#### [WRITTEN TASK]
Copy all the data exactly, except the pictures.

#### [DATA LINES]
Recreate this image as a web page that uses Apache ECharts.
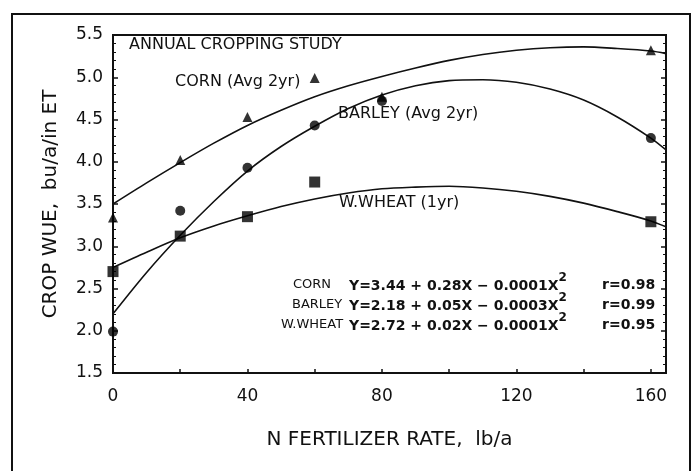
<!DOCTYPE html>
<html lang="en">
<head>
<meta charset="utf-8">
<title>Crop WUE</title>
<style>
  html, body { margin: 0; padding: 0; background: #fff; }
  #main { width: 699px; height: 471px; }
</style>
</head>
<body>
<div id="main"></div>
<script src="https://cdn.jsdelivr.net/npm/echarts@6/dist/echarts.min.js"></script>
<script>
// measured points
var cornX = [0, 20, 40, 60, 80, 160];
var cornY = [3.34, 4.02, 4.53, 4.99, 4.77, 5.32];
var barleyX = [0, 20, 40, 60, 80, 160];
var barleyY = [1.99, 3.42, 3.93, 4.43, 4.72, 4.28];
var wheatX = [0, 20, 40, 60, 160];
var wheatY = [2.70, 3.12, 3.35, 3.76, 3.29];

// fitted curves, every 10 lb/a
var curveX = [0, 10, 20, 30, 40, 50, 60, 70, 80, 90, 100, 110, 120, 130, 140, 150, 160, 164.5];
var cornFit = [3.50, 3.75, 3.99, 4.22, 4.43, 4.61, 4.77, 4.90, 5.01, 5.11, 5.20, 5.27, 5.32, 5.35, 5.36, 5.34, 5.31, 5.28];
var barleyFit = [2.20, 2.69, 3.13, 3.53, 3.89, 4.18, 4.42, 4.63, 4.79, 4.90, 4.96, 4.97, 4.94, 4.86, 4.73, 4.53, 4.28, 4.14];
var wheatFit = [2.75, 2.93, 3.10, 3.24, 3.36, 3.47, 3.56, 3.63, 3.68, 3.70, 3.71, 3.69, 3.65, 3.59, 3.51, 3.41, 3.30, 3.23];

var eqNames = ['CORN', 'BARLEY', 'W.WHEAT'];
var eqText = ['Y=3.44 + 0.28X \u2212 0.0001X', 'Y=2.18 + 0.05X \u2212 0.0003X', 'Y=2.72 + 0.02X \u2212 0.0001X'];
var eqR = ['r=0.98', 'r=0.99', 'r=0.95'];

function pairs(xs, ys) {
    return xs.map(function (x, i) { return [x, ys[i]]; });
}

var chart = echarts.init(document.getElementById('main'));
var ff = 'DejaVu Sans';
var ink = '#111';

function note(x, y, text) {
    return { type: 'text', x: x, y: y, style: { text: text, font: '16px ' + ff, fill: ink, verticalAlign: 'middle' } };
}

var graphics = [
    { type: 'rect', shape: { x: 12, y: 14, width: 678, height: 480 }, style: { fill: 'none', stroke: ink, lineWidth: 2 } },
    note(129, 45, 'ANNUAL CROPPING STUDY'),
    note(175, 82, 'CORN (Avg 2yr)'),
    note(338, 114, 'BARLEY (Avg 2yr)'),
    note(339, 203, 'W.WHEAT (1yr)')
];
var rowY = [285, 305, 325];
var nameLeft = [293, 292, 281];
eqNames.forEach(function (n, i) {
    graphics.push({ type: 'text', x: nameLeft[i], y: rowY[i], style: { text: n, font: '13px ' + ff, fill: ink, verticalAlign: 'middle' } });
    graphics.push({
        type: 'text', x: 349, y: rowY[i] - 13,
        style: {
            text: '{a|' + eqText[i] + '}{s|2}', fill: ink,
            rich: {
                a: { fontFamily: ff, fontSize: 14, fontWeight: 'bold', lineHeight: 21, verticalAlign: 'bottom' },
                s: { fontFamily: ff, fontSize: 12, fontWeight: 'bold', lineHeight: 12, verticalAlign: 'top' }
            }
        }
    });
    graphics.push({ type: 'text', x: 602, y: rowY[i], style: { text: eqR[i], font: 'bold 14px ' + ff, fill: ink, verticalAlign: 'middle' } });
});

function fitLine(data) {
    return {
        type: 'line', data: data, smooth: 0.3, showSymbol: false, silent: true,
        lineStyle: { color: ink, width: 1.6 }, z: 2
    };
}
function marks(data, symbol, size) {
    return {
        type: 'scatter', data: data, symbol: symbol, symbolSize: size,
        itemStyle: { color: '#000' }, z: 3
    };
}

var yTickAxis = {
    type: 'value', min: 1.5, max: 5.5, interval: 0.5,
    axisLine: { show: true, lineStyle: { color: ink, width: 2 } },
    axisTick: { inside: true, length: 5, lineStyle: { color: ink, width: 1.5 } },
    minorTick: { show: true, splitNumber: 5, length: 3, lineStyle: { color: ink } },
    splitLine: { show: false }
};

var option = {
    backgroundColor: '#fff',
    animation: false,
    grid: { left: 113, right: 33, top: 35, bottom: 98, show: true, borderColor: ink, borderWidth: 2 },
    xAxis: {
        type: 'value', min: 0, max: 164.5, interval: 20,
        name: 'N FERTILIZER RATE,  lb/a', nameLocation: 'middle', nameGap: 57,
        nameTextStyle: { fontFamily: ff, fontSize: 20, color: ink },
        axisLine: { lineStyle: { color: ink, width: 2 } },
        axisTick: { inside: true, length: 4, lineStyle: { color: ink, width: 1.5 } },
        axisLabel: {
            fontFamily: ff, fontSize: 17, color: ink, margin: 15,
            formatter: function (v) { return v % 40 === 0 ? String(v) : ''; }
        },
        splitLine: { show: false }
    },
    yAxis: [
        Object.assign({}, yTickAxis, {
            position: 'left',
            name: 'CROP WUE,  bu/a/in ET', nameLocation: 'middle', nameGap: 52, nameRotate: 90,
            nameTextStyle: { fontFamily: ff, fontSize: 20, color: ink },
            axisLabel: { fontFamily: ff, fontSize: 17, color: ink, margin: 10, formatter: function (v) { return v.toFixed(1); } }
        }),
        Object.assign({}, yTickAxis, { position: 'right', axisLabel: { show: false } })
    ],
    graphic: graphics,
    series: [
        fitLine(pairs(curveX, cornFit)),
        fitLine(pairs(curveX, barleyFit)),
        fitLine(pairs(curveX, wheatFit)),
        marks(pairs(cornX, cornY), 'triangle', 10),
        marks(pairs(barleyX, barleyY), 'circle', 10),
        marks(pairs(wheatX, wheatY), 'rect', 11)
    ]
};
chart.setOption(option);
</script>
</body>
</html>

#### [FINAL ANSWER]
Recreate this image as a web page that uses Apache ECharts.
<!DOCTYPE html>
<html lang="en">
<head>
<meta charset="utf-8">
<title>Crop WUE</title>
<style>
  html, body { margin: 0; padding: 0; background: #fff; }
  #main { width: 699px; height: 471px; }
</style>
</head>
<body>
<div id="main"></div>
<script src="https://cdn.jsdelivr.net/npm/echarts@6/dist/echarts.min.js"></script>
<script>
// measured points
var cornX = [0, 20, 40, 60, 80, 160];
var cornY = [3.34, 4.02, 4.53, 4.99, 4.77, 5.32];
var barleyX = [0, 20, 40, 60, 80, 160];
var barleyY = [1.99, 3.42, 3.93, 4.43, 4.72, 4.28];
var wheatX = [0, 20, 40, 60, 160];
var wheatY = [2.70, 3.12, 3.35, 3.76, 3.29];

// fitted curves, every 10 lb/a
var curveX = [0, 10, 20, 30, 40, 50, 60, 70, 80, 90, 100, 110, 120, 130, 140, 150, 160, 164.5];
var cornFit = [3.50, 3.75, 3.99, 4.22, 4.43, 4.61, 4.77, 4.90, 5.01, 5.11, 5.20, 5.27, 5.32, 5.35, 5.36, 5.34, 5.31, 5.28];
var barleyFit = [2.20, 2.69, 3.13, 3.53, 3.89, 4.18, 4.42, 4.63, 4.79, 4.90, 4.96, 4.97, 4.94, 4.86, 4.73, 4.53, 4.28, 4.14];
var wheatFit = [2.75, 2.93, 3.10, 3.24, 3.36, 3.47, 3.56, 3.63, 3.68, 3.70, 3.71, 3.69, 3.65, 3.59, 3.51, 3.41, 3.30, 3.23];

var eqNames = ['CORN', 'BARLEY', 'W.WHEAT'];
var eqText = ['Y=3.44 + 0.28X \u2212 0.0001X', 'Y=2.18 + 0.05X \u2212 0.0003X', 'Y=2.72 + 0.02X \u2212 0.0001X'];
var eqR = ['r=0.98', 'r=0.99', 'r=0.95'];

function pairs(xs, ys) {
    return xs.map(function (x, i) { return [x, ys[i]]; });
}

var chart = echarts.init(document.getElementById('main'));
var ff = 'DejaVu Sans';
var ink = '#111';

function note(x, y, text) {
    return { type: 'text', x: x, y: y, style: { text: text, font: '16px ' + ff, fill: ink, verticalAlign: 'middle' } };
}

var graphics = [
    { type: 'rect', shape: { x: 12, y: 14, width: 678, height: 480 }, style: { fill: 'none', stroke: ink, lineWidth: 2 } },
    note(129, 45, 'ANNUAL CROPPING STUDY'),
    note(175, 82, 'CORN (Avg 2yr)'),
    note(338, 114, 'BARLEY (Avg 2yr)'),
    note(339, 203, 'W.WHEAT (1yr)')
];
var rowY = [285, 305, 325];
var nameLeft = [293, 292, 281];
eqNames.forEach(function (n, i) {
    graphics.push({ type: 'text', x: nameLeft[i], y: rowY[i], style: { text: n, font: '13px ' + ff, fill: ink, verticalAlign: 'middle' } });
    graphics.push({
        type: 'text', x: 349, y: rowY[i] - 13,
        style: {
            text: '{a|' + eqText[i] + '}{s|2}', fill: ink,
            rich: {
                a: { fontFamily: ff, fontSize: 14, fontWeight: 'bold', lineHeight: 21, verticalAlign: 'bottom' },
                s: { fontFamily: ff, fontSize: 12, fontWeight: 'bold', lineHeight: 12, verticalAlign: 'top' }
            }
        }
    });
    graphics.push({ type: 'text', x: 602, y: rowY[i], style: { text: eqR[i], font: 'bold 14px ' + ff, fill: ink, verticalAlign: 'middle' } });
});

function fitLine(data) {
    return {
        type: 'line', data: data, smooth: 0.3, showSymbol: false, silent: true,
        lineStyle: { color: ink, width: 1.6 }, z: 2
    };
}
function marks(data, symbol, size) {
    return {
        type: 'scatter', data: data, symbol: symbol, symbolSize: size,
        itemStyle: { color: '#000' }, z: 3
    };
}

var yTickAxis = {
    type: 'value', min: 1.5, max: 5.5, interval: 0.5,
    axisLine: { show: true, lineStyle: { color: ink, width: 2 } },
    axisTick: { inside: true, length: 5, lineStyle: { color: ink, width: 1.5 } },
    minorTick: { show: true, splitNumber: 5, length: 3, lineStyle: { color: ink } },
    splitLine: { show: false }
};

var option = {
    backgroundColor: '#fff',
    animation: false,
    grid: { left: 113, right: 33, top: 35, bottom: 98, show: true, borderColor: ink, borderWidth: 2 },
    xAxis: {
        type: 'value', min: 0, max: 164.5, interval: 20,
        name: 'N FERTILIZER RATE,  lb/a', nameLocation: 'middle', nameGap: 57,
        nameTextStyle: { fontFamily: ff, fontSize: 20, color: ink },
        axisLine: { lineStyle: { color: ink, width: 2 } },
        axisTick: { inside: true, length: 4, lineStyle: { color: ink, width: 1.5 } },
        axisLabel: {
            fontFamily: ff, fontSize: 17, color: ink, margin: 15,
            formatter: function (v) { return v % 40 === 0 ? String(v) : ''; }
        },
        splitLine: { show: false }
    },
    yAxis: [
        Object.assign({}, yTickAxis, {
            position: 'left',
            name: 'CROP WUE,  bu/a/in ET', nameLocation: 'middle', nameGap: 52, nameRotate: 90,
            nameTextStyle: { fontFamily: ff, fontSize: 20, color: ink },
            axisLabel: { fontFamily: ff, fontSize: 17, color: ink, margin: 10, formatter: function (v) { return v.toFixed(1); } }
        }),
        Object.assign({}, yTickAxis, { position: 'right', axisLabel: { show: false } })
    ],
    graphic: graphics,
    series: [
        fitLine(pairs(curveX, cornFit)),
        fitLine(pairs(curveX, barleyFit)),
        fitLine(pairs(curveX, wheatFit)),
        marks(pairs(cornX, cornY), 'triangle', 10),
        marks(pairs(barleyX, barleyY), 'circle', 10),
        marks(pairs(wheatX, wheatY), 'rect', 11)
    ]
};
chart.setOption(option);
</script>
</body>
</html>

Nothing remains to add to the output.